柄谷氏は、日本が誇るべきたった一つの「原理」である「平和憲法」を守って、「われわれは核戦争を体験した」のだから、世界最終戦争は終わったのだ、もう軍事力行使はしないのだ、と「言いつづけるべき」だと語っている。だが一体誰に「言いつづける」のだろうか。フセイン大統領にだろうか。 クウェートも「平和憲法」を採択して、イラクの機甲部隊に「言いつづけ」ればよかったのだろうか。いくら柄谷氏といえども、そこまで「理想」を信じてはいないだろう。それでは誰に向かって「言いつづける」のか。
アメリカにたいしてである。
なぜなら、「西洋諸国の理想」を憲法に「書き込んだ」、「核戦争」を日本に「経験」させたアメリカにたいして「言いつづける」時にだけ、「平和憲法」は、「軍事行動」の拒否としての意義をもちうるからである。
――福田和也「二重の拘束」
日本エルンスト・ブロッホ研究会の『マテリエ』1を読みふけってしまって思ったが、日本の思想家であたかも隠された希望のように復活してくる人間はいるのだろうかというと、どうもなにか紫式部とかになりがちだと思ってしまう國文学徒であるわたしであるでことだ。
福田和也氏が亡くなった。
福田和也が最後のあたりで書いてた本が、うどん屋を守れではなく「蕎麦屋を守れ」みたいな題名であったことには個人的に同意する。思想的にはどうか?

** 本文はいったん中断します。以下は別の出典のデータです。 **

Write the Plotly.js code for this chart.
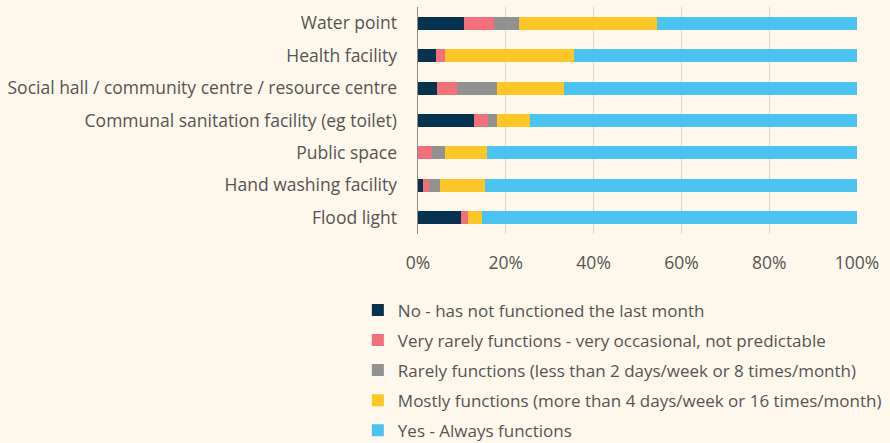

氏の功績はいろいろあるんだろうが、『批評空間』で「あんたがた日本古典読まなくちゃいかんよ」とみんなをたしなめたことと、批評家なのに授業ちゃんとやるらしいぞという傳説をつくったことがイイと思う。結局、彼は心優しすぎ、媒介者としての役回りを終えたらいなくなった、と解すべきであろうか。
政治を語るには文学的な韜晦が好きすぎた。『奇妙な廃墟』的な主題を反復している学者なんか結構多いと思うけれども、彼らこそ政治的だ。
誰かが、ネット時代に福田和也のやり方というのはペダントリーの浅さがすぐバレて無理だったのだ、と言っていた。本人達の意識と知のありようはともかく「保守」は沈黙を保持することと関係あり、所謂ネトウヨ?的なものは、保守のネット時代への無理やりな適応の結果かも知れない。福田氏はそれにのるほど馬鹿ではなかった。左派も沈黙を失うとどうなるかを考えていなかったところからみると。福田氏は日本の今日的左翼でもなかった。福田氏は、保守論壇の紋切り型さえ無理やり使って自ら沈黙の言葉を作り出そうみたいなかんじにみえた。しかし、だから結局、蕎麦屋を守ろうみたいなかんじにならざるをえないのだ。気持ちはなんとなくわかるきもするが、それだと沈黙の言葉の意義すらも失うのではなかろうか。蕎麦は蕎麦である。
そういえば、福田氏が家出してたのは、『福田和也コレクション1』の解説で知った。2011年ごろのことだったらしい。氏にあった個人的な事情をすっとばして2011年頃というのにわたくしは共感する。ここらあたりからの世の中の狂いっぷりは、アベノミクス云々ではなく、すべてを捨てたくなるものがあった。
体調が悪かったという。私レベルのものでさえ三十代までは学会や研究会に出かけるときに数冊は読んで臨んだわけであるが、福田和也ともなると下卑た座談会にも何冊読んでいったか分からない。それが常軌を逸すると――その冊数分だけトンカツと酒の本数が増えるという生理になってたにちがいない。
時代は、個人に起こったさまざまな事件を歴史にする。福田氏は思想家というより歴史をつくる人だったと思った。